About

The gas turbine is an internal combustion engine that uses air as the working fluid. The engine extracts chemical energy from fuel and converts it to mechanical energy using the gaseous energy of the working fluid (air) to drive the engine and propeller, which in turn propel the airplane. As air passes through a gas turbine engine, aerodynamic and energy requirements demand changes in the air’s velocity and pressure. During compression, a rise in the air pressure is required, but not an increase in its velocity. After compression and combustion have heated the air, an increase in the velocity of gases is necessary in order for the turbine rotors to develop power. The size and shape of the ducts through which the air flows affect these various changes. Where a conversion from velocity to pressure is required, the passages are divergent. Conversely, if a conversion from pressure to velocity is needed, a convergent duct is used.
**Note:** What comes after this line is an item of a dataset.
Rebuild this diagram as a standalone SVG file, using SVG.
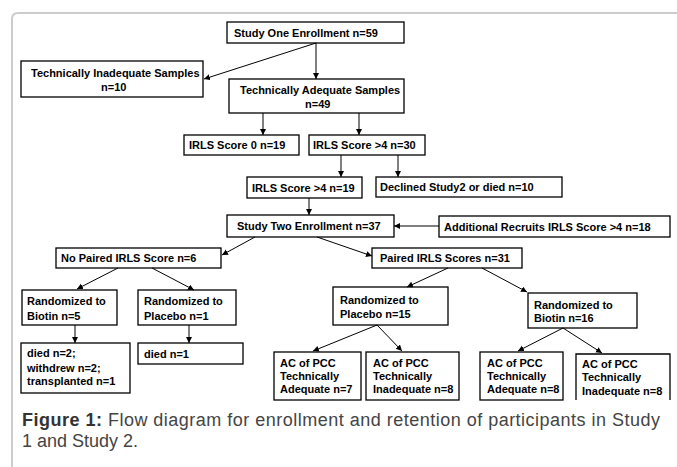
<svg xmlns="http://www.w3.org/2000/svg" width="677" height="467" viewBox="0 0 677 467">
<style>
.box{fill:#fff;stroke:#000;stroke-width:1.3}
.t{font-family:"Liberation Sans",Arial,sans-serif;font-weight:bold;font-size:11px;fill:#000}
.c{fill:none;stroke:#000;stroke-width:1;marker-end:url(#ah)}
.cap{font-family:"Liberation Sans",Arial,sans-serif;font-size:18px;fill:#444}
</style>
<defs>
<marker id="ah" markerUnits="userSpaceOnUse" markerWidth="8" markerHeight="8" refX="6" refY="3" orient="auto">
<path d="M0,0 L6,3 L0,6 z" fill="#000"/>
</marker>
</defs>
<rect width="677" height="467" fill="#fff"/>
<path d="M12,467 V19 Q12,13 18,13 H677" fill="none" stroke="#cccccc" stroke-width="2"/>

<g id="n1"><rect class="box" x="227" y="22" width="177" height="21"/><text class="t" x="234" y="37">Study One Enrollment n=59</text></g>
<g id="n2"><rect class="box" x="21" y="61" width="182" height="36"/><text class="t" x="31" y="77">Technically Inadequate Samples</text><text class="t" x="101" y="91">n=10</text></g>
<g id="n3"><rect class="box" x="229" y="79" width="175" height="34"/><text class="t" x="240" y="94">Technically Adequate Samples</text><text class="t" x="305" y="108">n=49</text></g>
<g id="n4"><rect class="box" x="184" y="135" width="115" height="20"/><text class="t" x="189" y="149">IRLS Score 0 n=19</text></g>
<g id="n5"><rect class="box" x="309" y="135" width="116" height="20"/><text class="t" x="313" y="149">IRLS Score &gt;4 n=30</text></g>
<g id="n6"><rect class="box" x="247" y="177" width="115" height="21"/><text class="t" x="252" y="192">IRLS Score &gt;4 n=19</text></g>
<g id="n7"><rect class="box" x="376" y="177" width="186" height="20"/><text class="t" x="380" y="191">Declined Study2 or died n=10</text></g>
<g id="n8"><rect class="box" x="227" y="215" width="167" height="22"/><text class="t" x="237" y="230">Study Two Enrollment n=37</text></g>
<g id="n9"><rect class="box" x="439" y="216" width="231" height="21"/><text class="t" x="444" y="231">Additional Recruits IRLS Score &gt;4 n=18</text></g>
<g id="n10"><rect class="box" x="56" y="248" width="165" height="20"/><text class="t" x="61" y="262">No Paired IRLS Score n=6</text></g>
<g id="n11"><rect class="box" x="372" y="248" width="150" height="20"/><text class="t" x="380" y="262">Paired IRLS Scores n=31</text></g>
<g id="n12"><rect class="box" x="22" y="290" width="95" height="35"/><text class="t" x="27" y="305">Randomized to</text><text class="t" x="27" y="320">Biotin n=5</text></g>
<g id="n13"><rect class="box" x="138" y="290" width="98" height="35"/><text class="t" x="144" y="305">Randomized to</text><text class="t" x="144" y="320">Placebo n=1</text></g>
<g id="n14"><rect class="box" x="21" y="343" width="109" height="50"/><text class="t" x="27" y="357">died n=2;</text><text class="t" x="27" y="372">withdrew n=2;</text><text class="t" x="27" y="385">transplanted n=1</text></g>
<g id="n15"><rect class="box" x="138" y="343" width="105" height="21"/><text class="t" x="144" y="358">died n=1</text></g>
<g id="n16"><rect class="box" x="333" y="287" width="115" height="38"/><text class="t" x="340" y="304">Randomized to</text><text class="t" x="340" y="318">Placebo n=15</text></g>
<g id="n17"><rect class="box" x="528" y="293" width="109" height="35"/><text class="t" x="534" y="309">Randomized to</text><text class="t" x="534" y="322">Biotin n=16</text></g>
<g id="n18"><rect class="box" x="274" y="352" width="87" height="48"/><text class="t" x="280" y="367">AC of PCC</text><text class="t" x="280" y="380">Technically</text><text class="t" x="280" y="393">Adequate n=7</text></g>
<g id="n19"><rect class="box" x="366" y="352" width="93" height="48"/><text class="t" x="373" y="367">AC of PCC</text><text class="t" x="373" y="380">Technically</text><text class="t" x="373" y="393">Inadequate n=8</text></g>
<g id="n20"><rect class="box" x="480" y="352" width="83" height="48"/><text class="t" x="487" y="367">AC of PCC</text><text class="t" x="487" y="380">Technically</text><text class="t" x="487" y="393">Adequate n=8</text></g>
<g id="n21"><path d="M576,400 V354 H670 V400" fill="#fff" stroke="#000" stroke-width="1.3"/><text class="t" x="582" y="368">AC of PCC</text><text class="t" x="582" y="381">Technically</text><text class="t" x="582" y="395">Inadequate n=8</text></g>

<g id="connectors">
<path class="c" d="M316,43 V79"/>
<path class="c" d="M316,43 L204,79"/>
<path class="c" d="M263,113 V135"/>
<path class="c" d="M359,113 V135"/>
<path class="c" d="M341,155 V177"/>
<path class="c" d="M398,155 V177"/>
<path class="c" d="M309,198 V215"/>
<path class="c" d="M439,226 H394"/>
<path class="c" d="M255,237 L222,255"/>
<path class="c" d="M317,237 L372,256"/>
<path class="c" d="M118,268 L77,289"/>
<path class="c" d="M152,268 L194,290"/>
<path class="c" d="M448,268 L407,287"/>
<path class="c" d="M482,268 L527,292"/>
<path class="c" d="M75,325 V343"/>
<path class="c" d="M189,325 V343"/>
<path class="c" d="M377,325 L313,351"/>
<path class="c" d="M377,325 L402,351"/>
<path class="c" d="M563,328 L518,351"/>
<path class="c" d="M563,328 L602,353"/>
</g>

<g id="caption">
<text class="cap" x="22" y="426" textLength="638" lengthAdjust="spacing"><tspan font-weight="bold" fill="#333">Figure 1:</tspan> Flow diagram for enrollment and retention of participants in Study</text>
<text class="cap" x="22" y="447">1 and Study 2.</text>
</g>
</svg>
Air Intakes are a necessity for any air-breathing engine, which are incorporated in most aero systems. The efficiency of the air intake directly and greatly influences the engine’s propulsive power This work explores the types of air intakes used in aerospace propulsion, their classification into different categories based on function and design. The types are then investigated through a survey of their application(s). The design – a bellmouth air intake used for ground testing is then studied. Effects of curvatures based on geometry of intakes have been studied using literature surveys of experiments involving CFD computations which employ RANS solver and Navier-Stokes Equations. To develop understanding of the regime of flow in and around a bellmouth air intake, pressure and velocity contours are generated using a commercial CFD program - ANSYS FLUENT, at different mach numbers and a mass flow rate of 11.8kg/sec. The process of air profiling, meshing and analysis is entirely done using ANSYS. Geometry of the bellmouth air intake is initially fabricated using CATIA V5. A grid independence study is carried out and an optimum meshing profile is chosen for the CFD analysis, particularly velocity and pressure contour plotting.

Results

Various types of air intakes with their functions were reviewed and their strengths were identified. The effects of curvature on flow regime were surveyed. The best design for Bellmouth intakes was identified and its construction based on various parameters was discussed. The study was carried out to validate a 3-dimensional Computational Fluid Dynamics (CFD) model of a bellmouth intake with an elliptical design profile with the use of the CFD model as a design tool to replace or reduce the frequency of hydraulic model studies. A model was designed using CATIA V5, meshed and analyzed using ANSYS FLUENT and the results were presented and discussed. This finally paved way for generating conclusions about the behavior of flow in bellmouth air intakes and mapping it with results of simulation. Please note this is a project conducted under the Defense Research Development Organization (DRDO), Ministry of Defense, Government of India. Hence, all figures and specifications related to the project are omitted to maintain confidentiality. However, a general approach to the problem is listed above.